10. “I don’t experience God – I’ve never seen Him”

I once met a lady who expressed frustration in her attempts to find God. She told me her story: two years of spiritual travels, countless nights of prayer, diligent scriptural exploration and regular introspection, but still no sign! “Will I ever find Him?” she asked. “I’m beginning to question whether He even exists.” What to speak of the ‘searchers,’ even the faithful often doubt that their Supreme friend is actually alive, alert and active. A seeming lack of reciprocation and intervention can discourage even the most dedicated spiritualist. Where is God when you need Him? Can we commit ourselves to a person we’ve never really directly interacted with?
In Chapter Ten, Krishna demonstrates how He is fully available for anyone who wants to perceive His presence. In a celebrated verse He explains how all beautiful, breath-taking and bountiful creations of the world are but a spark of His splendour. Krishna says He is the taste of water, the light of the sun and moon, the sound in ether and the ability in every person. Does a day go by without drinking water, seeing the luminaries in the sky, experiencing the silence around us and meeting gifted people?
God is fully available, but the question is whether we’re awake and alert. Whilst at university, I was obliged to read several books on effective management. As I browsed some old notes an interesting quote caught my attention: “The best managers create systems and inspire people, thus you don’t even see them and you don’t even know they’re there.” By their ingenuity, everything inconspicuously works like a dream.

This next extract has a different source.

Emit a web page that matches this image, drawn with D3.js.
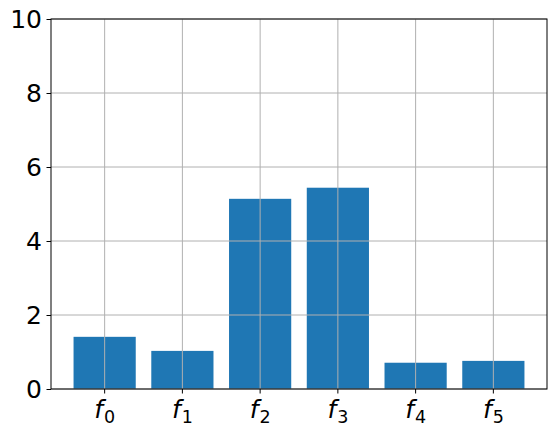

When Krishna explains how He manages the entire cosmos, He cites the analogy of a necklace. All universal affairs are actually resting upon Him, He says, just as pearls are strung upon a thread. The thread is the essential binding factor, giving the necklace its form and shape. Interestingly, however, the thread remains entirely invisible to our eyes.
People yearn for a direct experience and perception of things. The fact that we cannot see God at work, that He hasn’t appeared in person before our eyes, relating to us face-to-face, seems to be a major sticking point. “Show me God, and then I’ll believe in Him,” the sceptics posit. Even according to the management gurus of the 21st century, however, God would be a pretty average manager if He was frantically running around in front of us directing everything.
If you look at the top CEOs in the modern business world, they setup a managerial hierarchy and then take a back seat, allowing things to function effortlessly without their direct day-to-day involvement. You’ll probably find them relaxing at the golf course with their friends. Thus, the fact that we can’t see God creating and maintaining this universe may not be a disqualification, but rather credit to His expert organisational proficiency. He manages the material universes through others, and frees up His quality time to intimately relate with His loving devotees in the spiritual world.

“Of all creations I am the beginning and the end and also the middle, O Arjuna. Of all sciences I am the spiritual science of the self, and among logicians I am the conclusive truth.” (Bhagavad-Gita 10.32)


10.16 – Arjuna inquires as to how Krishna can be perceived in the opulence of this world.
10.17-42 – Krishna describes how one can actually think about Him, meditate on Him and see Him everywhere.